### RECORDED INFORMATION
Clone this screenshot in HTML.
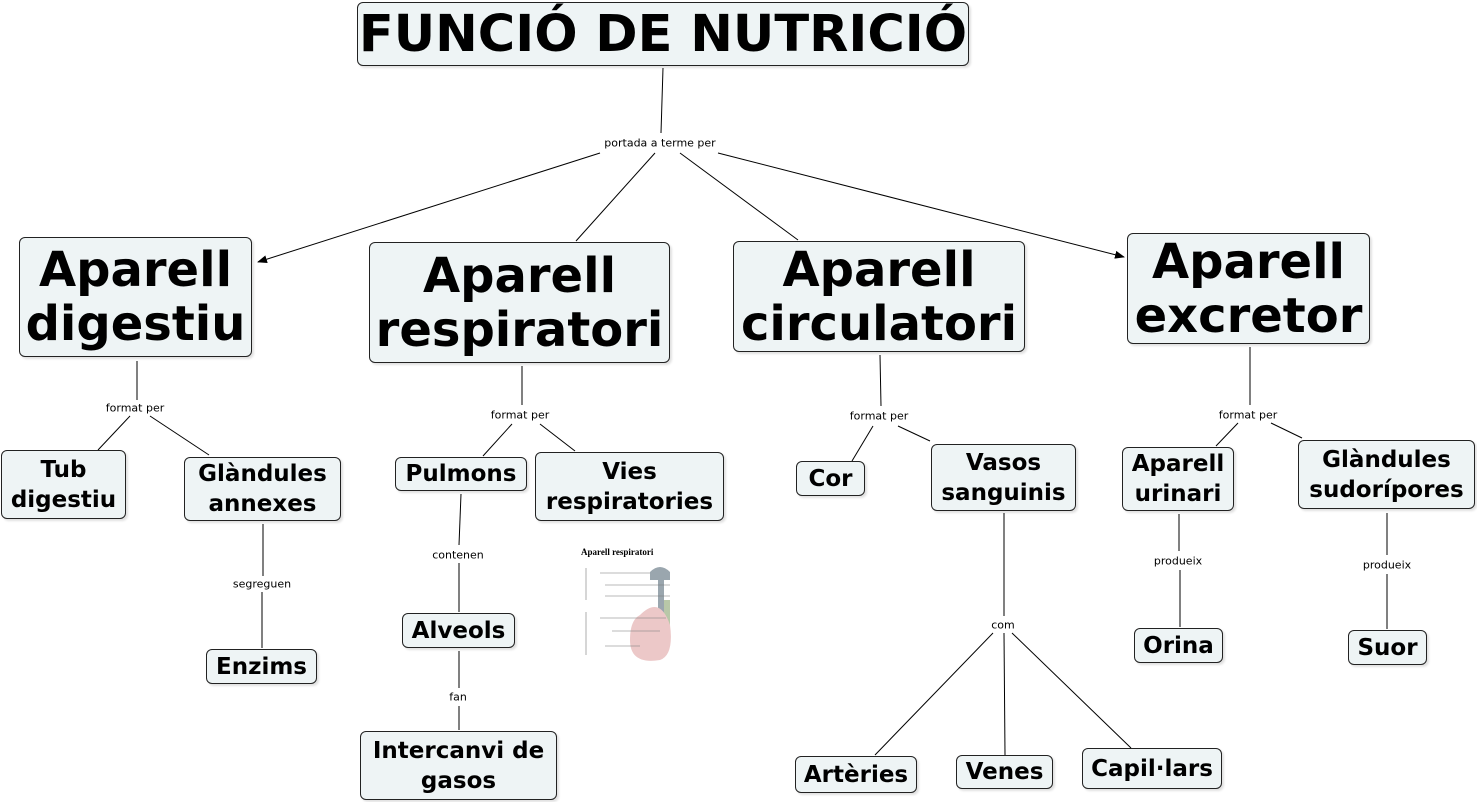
<!DOCTYPE html>
<html><head><meta charset="utf-8"><style>
body{margin:0;width:1477px;height:802px;background:#fff;position:relative;overflow:hidden;font-family:"DejaVu Sans","Liberation Sans",sans-serif}
.b{position:absolute;box-sizing:border-box;border:1px solid #222;border-radius:6px;background:#eef4f5;display:flex;align-items:center;justify-content:center;text-align:center;font-weight:bold;color:#000;box-shadow:2px 2px 2px rgba(0,0,0,.12);white-space:nowrap}
.L{font-size:48px;line-height:54px}
.S{font-size:23px;line-height:30px}
.t{position:absolute;font-size:11px;background:#fff;transform:translate(-50%,-50%);white-space:nowrap;font-family:"DejaVu Sans",sans-serif}
svg{position:absolute;left:0;top:0}
</style></head><body>
<svg width="1477" height="802">
<defs><marker id="a" markerWidth="10" markerHeight="8" refX="9" refY="4" orient="auto" markerUnits="userSpaceOnUse"><path d="M0,0L10,4L0,8z" fill="#000"/></marker></defs>
<g stroke="#000" stroke-width="1" fill="none">
<line x1="663" y1="68" x2="661" y2="133"/>
<line x1="600" y1="153" x2="258" y2="262" marker-end="url(#a)"/>
<line x1="655" y1="153" x2="576" y2="241"/>
<line x1="680" y1="153" x2="798" y2="240"/>
<line x1="718" y1="153" x2="1124" y2="257" marker-end="url(#a)"/>
<line x1="137" y1="361" x2="137" y2="400"/>
<line x1="130" y1="416" x2="98" y2="450"/>
<line x1="150" y1="416" x2="209" y2="455"/>
<line x1="263" y1="524" x2="263" y2="576"/>
<line x1="262" y1="592" x2="262" y2="648"/>
<line x1="522" y1="366" x2="522" y2="405"/>
<line x1="512" y1="424" x2="483" y2="456"/>
<line x1="540" y1="424" x2="575" y2="451"/>
<line x1="461" y1="494" x2="459" y2="545"/>
<line x1="459" y1="563" x2="459" y2="612"/>
<line x1="459" y1="651" x2="459" y2="688"/>
<line x1="459" y1="706" x2="459" y2="730"/>
<line x1="880" y1="355" x2="881" y2="406"/>
<line x1="873" y1="426" x2="852" y2="461"/>
<line x1="898" y1="426" x2="930" y2="441"/>
<line x1="1004" y1="513" x2="1004" y2="616"/>
<line x1="993" y1="633" x2="875" y2="755"/>
<line x1="1004" y1="633" x2="1005" y2="755"/>
<line x1="1012" y1="633" x2="1131" y2="748"/>
<line x1="1250" y1="347" x2="1250" y2="405"/>
<line x1="1238" y1="423" x2="1216" y2="446"/>
<line x1="1271" y1="423" x2="1302" y2="438"/>
<line x1="1179" y1="514" x2="1179" y2="551"/>
<line x1="1180" y1="570" x2="1180" y2="627"/>
<line x1="1387" y1="513" x2="1387" y2="555"/>
<line x1="1387" y1="574" x2="1387" y2="629"/>
</g>
<g>
<text x="581" y="555" font-family="Liberation Serif,serif" font-weight="bold" font-size="9">Aparell respiratori</text>
<path d="M650,572 q10,-10 20,0 v8 h-6 v60 h-6 v-60 h-8z" fill="#9aa6ae"/>
<rect x="664" y="600" width="6" height="40" fill="#b8c8a8"/>
<path d="M640,615 q20,-20 30,10 q4,30 -10,35 q-30,5 -30,-20 q0,-20 10,-25z" fill="#ecc8c8"/>
<g stroke="#777" stroke-width=".6">
<line x1="586" y1="568" x2="586" y2="600"/><line x1="586" y1="612" x2="586" y2="655"/>
<line x1="600" y1="573" x2="650" y2="573"/><line x1="605" y1="585" x2="670" y2="585"/><line x1="605" y1="596" x2="670" y2="596"/>
<line x1="600" y1="618" x2="666" y2="618"/><line x1="612" y1="631" x2="660" y2="631"/><line x1="605" y1="646" x2="640" y2="646"/>
</g>
</g>
</svg>
<div class="b" style="left:357px;top:2px;width:612px;height:64px;font-size:51px">FUNCIÓ DE NUTRICIÓ</div>
<div class="b L" style="left:19px;top:237px;width:233px;height:120px">Aparell<br>digestiu</div>
<div class="b L" style="left:369px;top:242px;width:301px;height:121px">Aparell<br>respiratori</div>
<div class="b L" style="left:733px;top:241px;width:292px;height:111px">Aparell<br>circulatori</div>
<div class="b L" style="left:1127px;top:233px;width:243px;height:111px">Aparell<br>excretor</div>
<div class="b S" style="left:1px;top:450px;width:125px;height:69px">Tub<br>digestiu</div>
<div class="b S" style="left:184px;top:457px;width:157px;height:64px">Glàndules<br>annexes</div>
<div class="b S" style="left:206px;top:649px;width:111px;height:35px">Enzims</div>
<div class="b S" style="left:395px;top:457px;width:132px;height:34px">Pulmons</div>
<div class="b S" style="left:535px;top:452px;width:189px;height:69px">Vies<br>respiratories</div>
<div class="b S" style="left:402px;top:613px;width:113px;height:35px">Alveols</div>
<div class="b S" style="left:360px;top:731px;width:197px;height:69px">Intercanvi de<br>gasos</div>
<div class="b S" style="left:796px;top:461px;width:69px;height:35px">Cor</div>
<div class="b S" style="left:931px;top:444px;width:145px;height:67px">Vasos<br>sanguinis</div>
<div class="b S" style="left:795px;top:756px;width:122px;height:37px">Artèries</div>
<div class="b S" style="left:956px;top:755px;width:97px;height:34px">Venes</div>
<div class="b S" style="left:1082px;top:748px;width:140px;height:41px">Capil·lars</div>
<div class="b S" style="left:1122px;top:447px;width:112px;height:64px">Aparell<br>urinari</div>
<div class="b S" style="left:1298px;top:440px;width:177px;height:69px">Glàndules<br>sudorípores</div>
<div class="b S" style="left:1134px;top:628px;width:89px;height:35px">Orina</div>
<div class="b S" style="left:1348px;top:630px;width:79px;height:35px">Suor</div>
<div class="t" style="left:660px;top:143px">portada a terme per</div>
<div class="t" style="left:135px;top:408px">format per</div>
<div class="t" style="left:262px;top:584px">segreguen</div>
<div class="t" style="left:520px;top:415px">format per</div>
<div class="t" style="left:458px;top:555px">contenen</div>
<div class="t" style="left:458px;top:697px">fan</div>
<div class="t" style="left:879px;top:416px">format per</div>
<div class="t" style="left:1003px;top:625px">com</div>
<div class="t" style="left:1248px;top:415px">format per</div>
<div class="t" style="left:1178px;top:561px">produeix</div>
<div class="t" style="left:1387px;top:565px">produeix</div>
</body></html>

### STATED TASK
Repeat the listing verbatim. Skip the pictures.

### RESULT OF THIS TASK
Clone this screenshot in HTML.
<!DOCTYPE html>
<html><head><meta charset="utf-8"><style>
body{margin:0;width:1477px;height:802px;background:#fff;position:relative;overflow:hidden;font-family:"DejaVu Sans","Liberation Sans",sans-serif}
.b{position:absolute;box-sizing:border-box;border:1px solid #222;border-radius:6px;background:#eef4f5;display:flex;align-items:center;justify-content:center;text-align:center;font-weight:bold;color:#000;box-shadow:2px 2px 2px rgba(0,0,0,.12);white-space:nowrap}
.L{font-size:48px;line-height:54px}
.S{font-size:23px;line-height:30px}
.t{position:absolute;font-size:11px;background:#fff;transform:translate(-50%,-50%);white-space:nowrap;font-family:"DejaVu Sans",sans-serif}
svg{position:absolute;left:0;top:0}
</style></head><body>
<svg width="1477" height="802">
<defs><marker id="a" markerWidth="10" markerHeight="8" refX="9" refY="4" orient="auto" markerUnits="userSpaceOnUse"><path d="M0,0L10,4L0,8z" fill="#000"/></marker></defs>
<g stroke="#000" stroke-width="1" fill="none">
<line x1="663" y1="68" x2="661" y2="133"/>
<line x1="600" y1="153" x2="258" y2="262" marker-end="url(#a)"/>
<line x1="655" y1="153" x2="576" y2="241"/>
<line x1="680" y1="153" x2="798" y2="240"/>
<line x1="718" y1="153" x2="1124" y2="257" marker-end="url(#a)"/>
<line x1="137" y1="361" x2="137" y2="400"/>
<line x1="130" y1="416" x2="98" y2="450"/>
<line x1="150" y1="416" x2="209" y2="455"/>
<line x1="263" y1="524" x2="263" y2="576"/>
<line x1="262" y1="592" x2="262" y2="648"/>
<line x1="522" y1="366" x2="522" y2="405"/>
<line x1="512" y1="424" x2="483" y2="456"/>
<line x1="540" y1="424" x2="575" y2="451"/>
<line x1="461" y1="494" x2="459" y2="545"/>
<line x1="459" y1="563" x2="459" y2="612"/>
<line x1="459" y1="651" x2="459" y2="688"/>
<line x1="459" y1="706" x2="459" y2="730"/>
<line x1="880" y1="355" x2="881" y2="406"/>
<line x1="873" y1="426" x2="852" y2="461"/>
<line x1="898" y1="426" x2="930" y2="441"/>
<line x1="1004" y1="513" x2="1004" y2="616"/>
<line x1="993" y1="633" x2="875" y2="755"/>
<line x1="1004" y1="633" x2="1005" y2="755"/>
<line x1="1012" y1="633" x2="1131" y2="748"/>
<line x1="1250" y1="347" x2="1250" y2="405"/>
<line x1="1238" y1="423" x2="1216" y2="446"/>
<line x1="1271" y1="423" x2="1302" y2="438"/>
<line x1="1179" y1="514" x2="1179" y2="551"/>
<line x1="1180" y1="570" x2="1180" y2="627"/>
<line x1="1387" y1="513" x2="1387" y2="555"/>
<line x1="1387" y1="574" x2="1387" y2="629"/>
</g>
<g>
<text x="581" y="555" font-family="Liberation Serif,serif" font-weight="bold" font-size="9">Aparell respiratori</text>
<path d="M650,572 q10,-10 20,0 v8 h-6 v60 h-6 v-60 h-8z" fill="#9aa6ae"/>
<rect x="664" y="600" width="6" height="40" fill="#b8c8a8"/>
<path d="M640,615 q20,-20 30,10 q4,30 -10,35 q-30,5 -30,-20 q0,-20 10,-25z" fill="#ecc8c8"/>
<g stroke="#777" stroke-width=".6">
<line x1="586" y1="568" x2="586" y2="600"/><line x1="586" y1="612" x2="586" y2="655"/>
<line x1="600" y1="573" x2="650" y2="573"/><line x1="605" y1="585" x2="670" y2="585"/><line x1="605" y1="596" x2="670" y2="596"/>
<line x1="600" y1="618" x2="666" y2="618"/><line x1="612" y1="631" x2="660" y2="631"/><line x1="605" y1="646" x2="640" y2="646"/>
</g>
</g>
</svg>
<div class="b" style="left:357px;top:2px;width:612px;height:64px;font-size:51px">FUNCIÓ DE NUTRICIÓ</div>
<div class="b L" style="left:19px;top:237px;width:233px;height:120px">Aparell<br>digestiu</div>
<div class="b L" style="left:369px;top:242px;width:301px;height:121px">Aparell<br>respiratori</div>
<div class="b L" style="left:733px;top:241px;width:292px;height:111px">Aparell<br>circulatori</div>
<div class="b L" style="left:1127px;top:233px;width:243px;height:111px">Aparell<br>excretor</div>
<div class="b S" style="left:1px;top:450px;width:125px;height:69px">Tub<br>digestiu</div>
<div class="b S" style="left:184px;top:457px;width:157px;height:64px">Glàndules<br>annexes</div>
<div class="b S" style="left:206px;top:649px;width:111px;height:35px">Enzims</div>
<div class="b S" style="left:395px;top:457px;width:132px;height:34px">Pulmons</div>
<div class="b S" style="left:535px;top:452px;width:189px;height:69px">Vies<br>respiratories</div>
<div class="b S" style="left:402px;top:613px;width:113px;height:35px">Alveols</div>
<div class="b S" style="left:360px;top:731px;width:197px;height:69px">Intercanvi de<br>gasos</div>
<div class="b S" style="left:796px;top:461px;width:69px;height:35px">Cor</div>
<div class="b S" style="left:931px;top:444px;width:145px;height:67px">Vasos<br>sanguinis</div>
<div class="b S" style="left:795px;top:756px;width:122px;height:37px">Artèries</div>
<div class="b S" style="left:956px;top:755px;width:97px;height:34px">Venes</div>
<div class="b S" style="left:1082px;top:748px;width:140px;height:41px">Capil·lars</div>
<div class="b S" style="left:1122px;top:447px;width:112px;height:64px">Aparell<br>urinari</div>
<div class="b S" style="left:1298px;top:440px;width:177px;height:69px">Glàndules<br>sudorípores</div>
<div class="b S" style="left:1134px;top:628px;width:89px;height:35px">Orina</div>
<div class="b S" style="left:1348px;top:630px;width:79px;height:35px">Suor</div>
<div class="t" style="left:660px;top:143px">portada a terme per</div>
<div class="t" style="left:135px;top:408px">format per</div>
<div class="t" style="left:262px;top:584px">segreguen</div>
<div class="t" style="left:520px;top:415px">format per</div>
<div class="t" style="left:458px;top:555px">contenen</div>
<div class="t" style="left:458px;top:697px">fan</div>
<div class="t" style="left:879px;top:416px">format per</div>
<div class="t" style="left:1003px;top:625px">com</div>
<div class="t" style="left:1248px;top:415px">format per</div>
<div class="t" style="left:1178px;top:561px">produeix</div>
<div class="t" style="left:1387px;top:565px">produeix</div>
</body></html>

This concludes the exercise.